ARTM – Atmospheric Radionuclide Transport Model
During operation of nuclear power plants, minimal quantities of radioactive substances are discharged with exhaust air through the stack into the biosphere. The contaminants disperse with the wind and may partly also deposit on the ground. According to § 47 of the Radiation Protection Ordinance, these discharges must be limited in a way that the maximum annual effective dose of 0.3 mSv for individuals is not exceeded.
Operators of nuclear power plants have to demonstrate at regular intervals that these limits are not exceeded and that even discharges that lie below these limits will be kept as low as reasonably practicable. The data provided by the plant operators are regularly checked by the supervisory authorities for compliance with the legal limits as part of the supervision procedure. To do so, the authorities use i.a. simulation tools, so-called dispersion programs.
What is ARTM?
ARTM is a program system developed by GRS and the engineering firm Janicke by order of the Federal Ministry for the Environment, Nature Conservation and Nuclear safety (BMU) and the Federal Office for Radiation Protection (BfS). It simulates the atmospheric dispersion of released airborne radioactive substances as well as subsequent deposition of the materials on the ground, taking into account their physical and chemical properties that govern their deposition behaviour. ARTM reflects the current state of the art in science and technology. For example, it complies with the current requirements of the administrative provision “Technical Guideline for Air Pollution Control (TA-Luft)” of the Federal Immission Control Act.
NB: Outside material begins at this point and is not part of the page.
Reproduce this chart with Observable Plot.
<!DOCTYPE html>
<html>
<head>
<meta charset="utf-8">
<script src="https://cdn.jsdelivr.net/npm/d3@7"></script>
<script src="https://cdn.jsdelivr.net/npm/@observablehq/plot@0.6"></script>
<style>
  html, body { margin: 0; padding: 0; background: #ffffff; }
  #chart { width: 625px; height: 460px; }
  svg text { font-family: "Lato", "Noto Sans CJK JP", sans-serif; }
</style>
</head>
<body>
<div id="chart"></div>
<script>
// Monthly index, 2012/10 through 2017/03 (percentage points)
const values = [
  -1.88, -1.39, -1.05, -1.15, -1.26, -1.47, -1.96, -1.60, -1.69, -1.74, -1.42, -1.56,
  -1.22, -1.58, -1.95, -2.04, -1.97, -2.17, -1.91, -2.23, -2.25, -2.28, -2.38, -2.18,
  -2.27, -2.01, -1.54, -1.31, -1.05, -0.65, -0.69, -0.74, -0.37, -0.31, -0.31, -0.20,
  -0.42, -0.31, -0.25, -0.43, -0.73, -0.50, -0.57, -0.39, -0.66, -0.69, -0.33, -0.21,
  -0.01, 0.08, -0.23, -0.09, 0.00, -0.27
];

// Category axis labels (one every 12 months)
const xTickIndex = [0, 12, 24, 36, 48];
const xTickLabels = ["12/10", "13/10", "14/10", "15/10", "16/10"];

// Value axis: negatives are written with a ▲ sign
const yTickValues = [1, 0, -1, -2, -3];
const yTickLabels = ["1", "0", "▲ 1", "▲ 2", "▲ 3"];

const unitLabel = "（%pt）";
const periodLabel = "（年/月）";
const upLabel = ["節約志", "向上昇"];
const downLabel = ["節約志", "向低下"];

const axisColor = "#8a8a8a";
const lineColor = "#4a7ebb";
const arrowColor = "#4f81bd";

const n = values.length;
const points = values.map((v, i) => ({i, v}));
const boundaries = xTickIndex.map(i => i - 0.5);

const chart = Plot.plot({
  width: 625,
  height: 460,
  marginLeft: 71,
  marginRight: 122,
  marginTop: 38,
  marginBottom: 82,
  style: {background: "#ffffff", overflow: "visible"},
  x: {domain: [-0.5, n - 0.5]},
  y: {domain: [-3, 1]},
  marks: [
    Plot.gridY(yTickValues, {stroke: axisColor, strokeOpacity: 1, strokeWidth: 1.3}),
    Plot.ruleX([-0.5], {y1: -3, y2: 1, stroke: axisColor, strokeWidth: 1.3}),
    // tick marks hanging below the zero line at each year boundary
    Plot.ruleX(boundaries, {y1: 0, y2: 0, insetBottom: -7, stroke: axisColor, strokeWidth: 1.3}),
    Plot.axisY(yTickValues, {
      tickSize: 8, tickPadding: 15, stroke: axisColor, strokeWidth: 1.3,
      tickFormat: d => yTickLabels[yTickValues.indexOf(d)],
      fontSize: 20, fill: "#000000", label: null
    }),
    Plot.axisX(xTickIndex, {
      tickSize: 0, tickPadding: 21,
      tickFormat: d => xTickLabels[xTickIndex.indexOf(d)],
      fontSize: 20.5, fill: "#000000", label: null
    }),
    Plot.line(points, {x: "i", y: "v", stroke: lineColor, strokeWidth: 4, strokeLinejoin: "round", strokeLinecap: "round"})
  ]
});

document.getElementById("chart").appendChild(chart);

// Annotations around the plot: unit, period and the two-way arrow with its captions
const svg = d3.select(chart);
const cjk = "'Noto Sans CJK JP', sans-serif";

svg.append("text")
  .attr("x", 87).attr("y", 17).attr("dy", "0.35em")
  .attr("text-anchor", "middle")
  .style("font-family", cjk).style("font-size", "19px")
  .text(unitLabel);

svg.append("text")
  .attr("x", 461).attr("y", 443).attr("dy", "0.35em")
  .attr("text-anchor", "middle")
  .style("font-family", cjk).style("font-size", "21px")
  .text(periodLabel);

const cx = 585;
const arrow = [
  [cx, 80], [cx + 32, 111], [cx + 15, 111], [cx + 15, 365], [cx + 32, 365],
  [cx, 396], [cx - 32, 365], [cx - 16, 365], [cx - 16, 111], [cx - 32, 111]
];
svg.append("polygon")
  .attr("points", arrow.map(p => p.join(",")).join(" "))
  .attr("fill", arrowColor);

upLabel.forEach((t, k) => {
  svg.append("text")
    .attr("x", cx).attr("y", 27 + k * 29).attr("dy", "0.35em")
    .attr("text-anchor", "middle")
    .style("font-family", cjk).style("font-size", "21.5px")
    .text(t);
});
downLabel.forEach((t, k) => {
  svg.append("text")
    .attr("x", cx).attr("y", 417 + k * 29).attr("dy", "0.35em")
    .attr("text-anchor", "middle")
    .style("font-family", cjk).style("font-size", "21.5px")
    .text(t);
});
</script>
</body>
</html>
By means of the DARTM dose module developed by the Federal Office for Radiation Protection (BfS), it is possible to determine the maximum additional dose caused by the discharged radionuclides from the radionuclide concentration calculated by ARTM. The DARTM 1.5 dose module is included in the code package GO-ARTM 2.0.
Development: From AUSTAL2000 to GO-ARTM
ARTM is based on the AUSTAL2000 code package. AUSTAL2000 was designed for modelling the dispersion of so called conventional air pollutants, i.e. non-radioactive pollutants, and uses a Lagrangian particle dispersion model in combination of a diagnostic flow model.
ARTM was adapted and extended to consider airborne radioactive substances: For this purpose, algorithms for the consideration of gamma cloud radiation as well as the washout of radioactive particles by precipitation – the so-called wet deposition – were developed and implemented into the existing source code of the AUSTAL2000 version 2.2.11. Thus, ARTM features the flexible and realistic modelling of the spatial distribution of radionuclide concentrations and dry and wet radionuclide deposition. The extended ARTM code package contains the diagnostic flow model TALdia and the graphical user interface GO-ARTM developed by GRS. This user interface allows for a user-friendly control and evaluation of ARTM, TALdia and DARTM calculations. Further auxiliary programs facilitate this process and extend the analysis possibilities.